The company is working with several Manteca brick-and-mortar businesses to stock the various applications that range from peel off labels to a spray can. They are also supplying Manteca Police with specialized equipment at no cost to read the micro security dots. The products are expected to be available locally within a month or so.
And while the biggest advantage to date in other communities has been returning recovered property to its rightful owners, Manteca Police Chief Nick Obligacion sees it as a way to take criminals off the streets.
For example, if the Manteca Police see someone on a bicycle with a light in the wee hours of the morning hauling a weed eater they have probable cause to pull them over for violating state safety laws. That would allow them to check the weed eater. If a scan by the officer using a device supplied by Anti Theft Dots comes across the micro security dots and they have been registered in the national data base, police have proof that the property doesn’t belong to the suspect making an arrest possible.
“It can even be used on copper wiring,” Obligacion noted.
Each sheet of 20 labels has its own unique Personal Identification Number (PIN). Single labels for someone wanting to mark only one item such as an air conditioning unit or a bicycle will have a unique PIN as well. A spray can also will available that will disperse dots with redundant PINs that are unique to that spray can.
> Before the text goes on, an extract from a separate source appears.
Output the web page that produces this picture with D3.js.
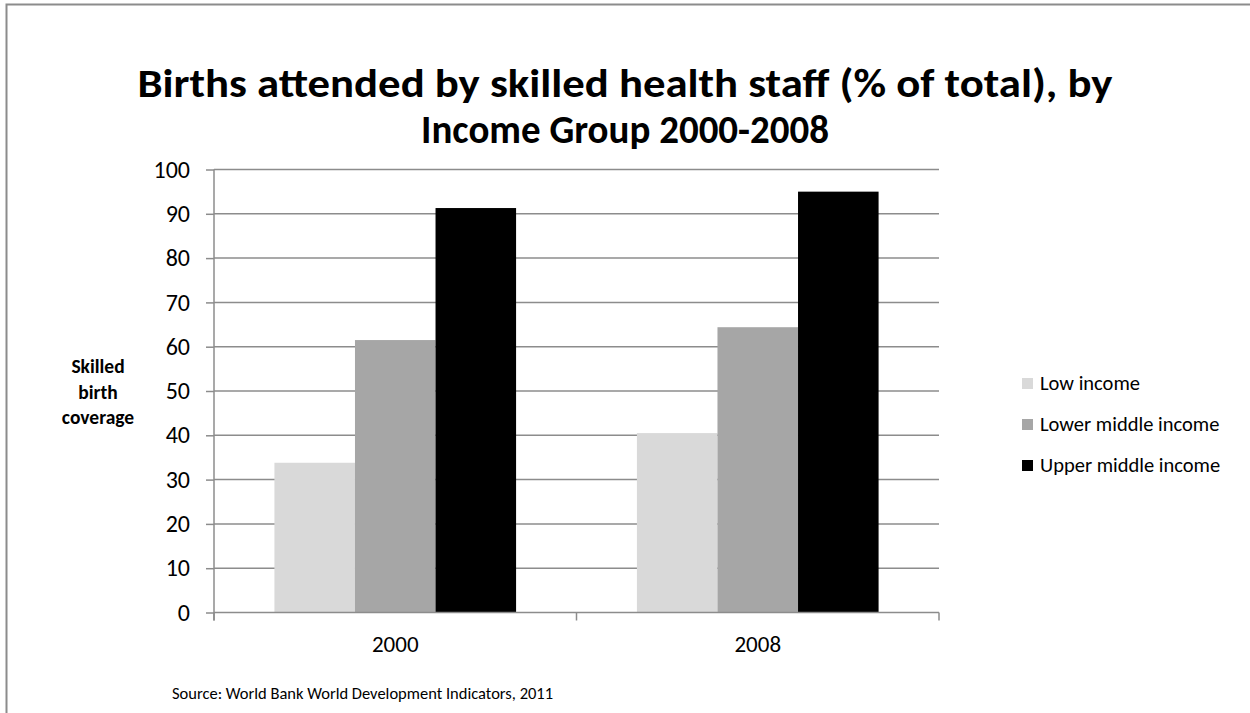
<!DOCTYPE html>
<html>
<head>
<meta charset="utf-8">
<script src="https://cdn.jsdelivr.net/npm/d3@7"></script>
<style>
  html, body { margin: 0; padding: 0; background: #fff; }
  svg { display: block; font-family: Carlito, Calibri, Lato, "Open Sans", sans-serif; }
</style>
</head>
<body>
<svg id="chart" width="1250" height="713"></svg>
<script>
// Births attended by skilled health staff, by income group
const years = ["2000", "2008"];
const seriesNames = ["Low income", "Lower middle income", "Upper middle income"];
const lowIncome = [33.8, 40.5];
const lowerMiddleIncome = [61.5, 64.4];
const upperMiddleIncome = [91.3, 95.0];
const seriesColors = ["#d9d9d9", "#a6a6a6", "#000000"];
const yTicks = [0, 10, 20, 30, 40, 50, 60, 70, 80, 90, 100];

const FONT = "Carlito, Calibri, Lato, 'Open Sans', sans-serif";
const seriesValues = [lowIncome, lowerMiddleIncome, upperMiddleIncome];
const rows = years.map((yr, i) => ({
  year: yr,
  values: seriesNames.map((s, j) => ({ series: s, idx: j, value: seriesValues[j][i] }))
}));

const svg = d3.select("#chart");
const plot = { left: 214, right: 939, top: 169.5, bottom: 612.5 };

// Outer frame (top and left edges visible)
svg.append("path")
  .attr("d", "M6.5,1250 L6.5,4.5 L1250,4.5")
  .attr("fill", "none").attr("stroke", "#8c8c8c").attr("stroke-width", 2);

// Title, two centred lines
const titleLines = [
  { text: "Births attended by skilled health staff (% of total), by", y: 97, w: 975 },
  { text: "Income Group 2000-2008", y: 143, w: 408 }
];
svg.append("g").selectAll("text").data(titleLines).join("text")
  .attr("x", 625).attr("y", d => d.y)
  .attr("text-anchor", "middle")
  .attr("font-weight", "bold")
  .attr("font-size", 41)
  .attr("textLength", d => d.w)
  .attr("lengthAdjust", "spacingAndGlyphs")
  .attr("fill", "#000")
  .text(d => d.text);

const x0 = d3.scaleBand().domain(years).range([plot.left, plot.right]).paddingInner(0).paddingOuter(0);
// 150% gap width: bars fill 3 / (3 + 1.5) of each category
const groupFrac = 3 / 4.5;
const x1 = d3.scaleBand().domain(d3.range(seriesNames.length))
  .range([0, x0.bandwidth() * groupFrac]).padding(0);
const y = d3.scaleLinear().domain([0, 100]).range([plot.bottom, plot.top]);

// Horizontal gridlines
svg.append("g").selectAll("line").data(yTicks.filter(t => t > 0)).join("line")
  .attr("x1", plot.left).attr("x2", plot.right)
  .attr("y1", d => y(d)).attr("y2", d => y(d))
  .attr("stroke", "#8c8c8c").attr("stroke-width", 1.5);

// Bars
const groups = svg.append("g").selectAll("g").data(rows).join("g")
  .attr("transform", d => `translate(${x0(d.year) + x0.bandwidth() * (1 - groupFrac) / 2},0)`);
groups.selectAll("rect").data(d => d.values).join("rect")
  .attr("x", d => x1(d.idx))
  .attr("width", x1.bandwidth())
  .attr("y", d => y(d.value))
  .attr("height", d => y(0) - y(d.value))
  .attr("fill", d => seriesColors[d.idx]);

// Y axis
const yAxis = svg.append("g").attr("transform", `translate(${plot.left},0)`)
  .call(d3.axisLeft(y).tickValues(yTicks).tickSize(8).tickPadding(16));
yAxis.select(".domain").attr("stroke", "#8c8c8c").attr("stroke-width", 1.5)
  .attr("d", `M0,${plot.top}V${plot.bottom + 8}`);
yAxis.selectAll(".tick line").attr("stroke", "#8c8c8c").attr("stroke-width", 1.5);
yAxis.selectAll(".tick text").attr("font-size", 24).attr("fill", "#000")
  .attr("font-family", FONT);

// X axis
const xAxis = svg.append("g").attr("transform", `translate(0,${plot.bottom})`)
  .call(d3.axisBottom(x0).tickSize(0).tickPadding(23));
xAxis.select(".domain").attr("stroke", "#8c8c8c").attr("stroke-width", 1.5)
  .attr("d", `M${plot.left},0H${plot.right}`);
xAxis.selectAll(".tick text").attr("font-size", 23).attr("fill", "#000")
  .attr("font-family", FONT);
// Category boundary tick marks
svg.append("g").selectAll("line")
  .data([plot.left, x0("2008"), plot.right]).join("line")
  .attr("x1", d => d).attr("x2", d => d)
  .attr("y1", plot.bottom).attr("y2", plot.bottom + 8)
  .attr("stroke", "#8c8c8c").attr("stroke-width", 1.5);

// Y axis title
const yt = svg.append("text").attr("text-anchor", "middle")
  .attr("font-weight", "bold").attr("font-size", 19.5).attr("fill", "#000");
["Skilled", "birth", "coverage"].forEach((w, i) =>
  yt.append("tspan").attr("x", 98).attr("y", 373 + i * 25.5).text(w));

// Legend
const legend = svg.append("g").selectAll("g").data(seriesNames).join("g")
  .attr("transform", (d, i) => `translate(1022,${383.5 + i * 41})`);
legend.append("rect").attr("x", 0).attr("y", -5.5).attr("width", 11).attr("height", 11)
  .attr("fill", (d, i) => seriesColors[i]);
legend.append("text").attr("x", 18).attr("y", 6.5)
  .attr("font-size", 20.5).attr("fill", "#000").text(d => d);

// Source note
svg.append("text").attr("x", 172).attr("y", 699)
  .attr("font-size", 16.5).attr("fill", "#000")
  .text("Source: World Bank World Development Indicators, 2011");
</script>
</body>
</html>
Once micro dots are applied on items such as tools they will not wear off and for all practical purposes are invisible to the naked eye.
Once applied, the unique numbers can be registered using your smartphone and downloading the app. When the app has been downloaded, you scan the barcode on the front of the label that comes on the spray can. You then enter your personal information and provide a description of your property including any serial numbers if applicable. The final step is to take a picture with your phone’s camera and upload it to the database.
You can also go on your computer and access www.antitheftdots.com and click on register now. You then enter your unique PIN and contact information. The last step is going to the “manage my property” section and providing a description of your property.
Obligacion said it beats the old school recommendation of inscribing your property with either your Social Security number or driver’s license number in a hard-to-find place on items.
“With growing identify theft problems it isn’t smart to do that,” the police chief said.
Working with Anti Theft Dots is part of the department’s ongoing initiative to find ways to stem the tide of misdemeanor thefts and even items that could qualify as felony thefts based on higher values.